3 Mistakes That Novice Yoga Practitioners May Make

One of the nice things about being a yoga novice is that there's always an opportunity to take more classes. Many cities have multiple yoga studios, allowing you to easily find a class that suits your skills. Alternatively, you can even find a yoga lesson online and practice some poses at home. As with any activity to which you're not overly acquainted, it's easy to make some mistakes along the way. In a yoga class, your instructor will usually correct any postural mistakes, but not every mistake that you make may be visible. Here are three things to try to avoid.

1. Failing To Set An Intention

You should always try to set an intention for your yoga practice, even if you're just going to be trying two or three poses before you get into bed. Failing to set an intention can make the practice feel a little aimless, and you may not get quite as much out of it. You have the freedom to set any intention that you'd like. It could be to focus on your core because you notice that this area is weak, or it could be to simply relax. With an intention such as relaxation set, you'll be more aware of breathing deeply and trying to focus on the poses, rather than other things that might be on your mind.

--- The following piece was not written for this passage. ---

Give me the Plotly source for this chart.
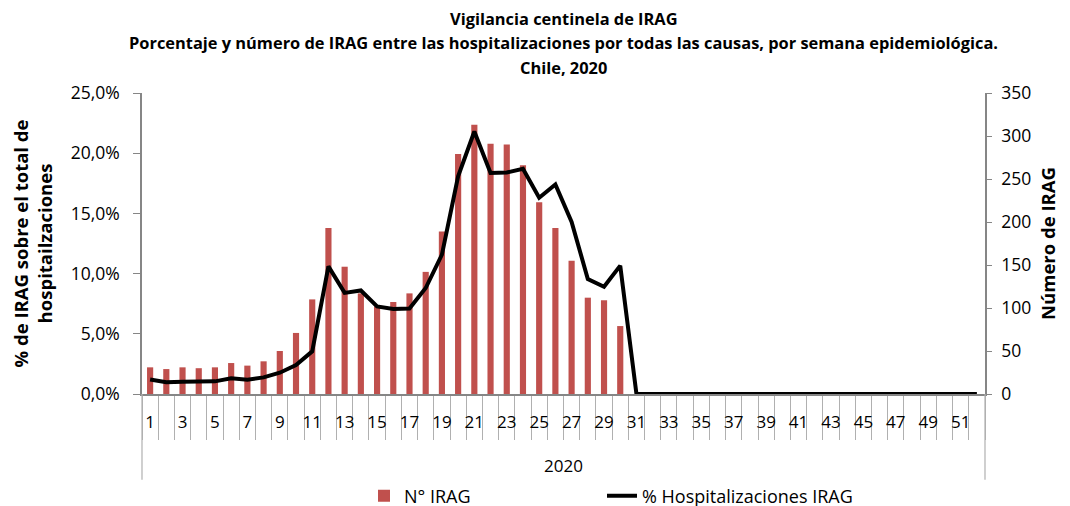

2. Treating It As A Traditional Workout

There's no question that yoga can be physically demanding, and can often cause you to break a sweat. But, you shouldn't confuse yoga with a traditional gym workout that involves using a cardio machine and lifting weights. There's no need to try to boost the intensity of the poses that you're trying; if you're trying to do more than the teacher is suggesting or incorporating your own vigorous movements between poses, you're not taking the right approach. If you find that the class isn't challenging you enough, simply try a different class next time.

3. Not Being Content With Basic Poses

When an instructor introduces a yoga pose, he or she will often give two variations — one is a simpler pose, and the other may include a slight adjustment that makes it more challenging. If you look around you and see more of your fellow students performing the latter, you may feel competitive and attempt to do so, too. Performing a pose before you're ready could potentially lead to an injury. Remember, yoga classes are non-judgmental environments, and there's nothing wrong with performing the basic variation of a pose.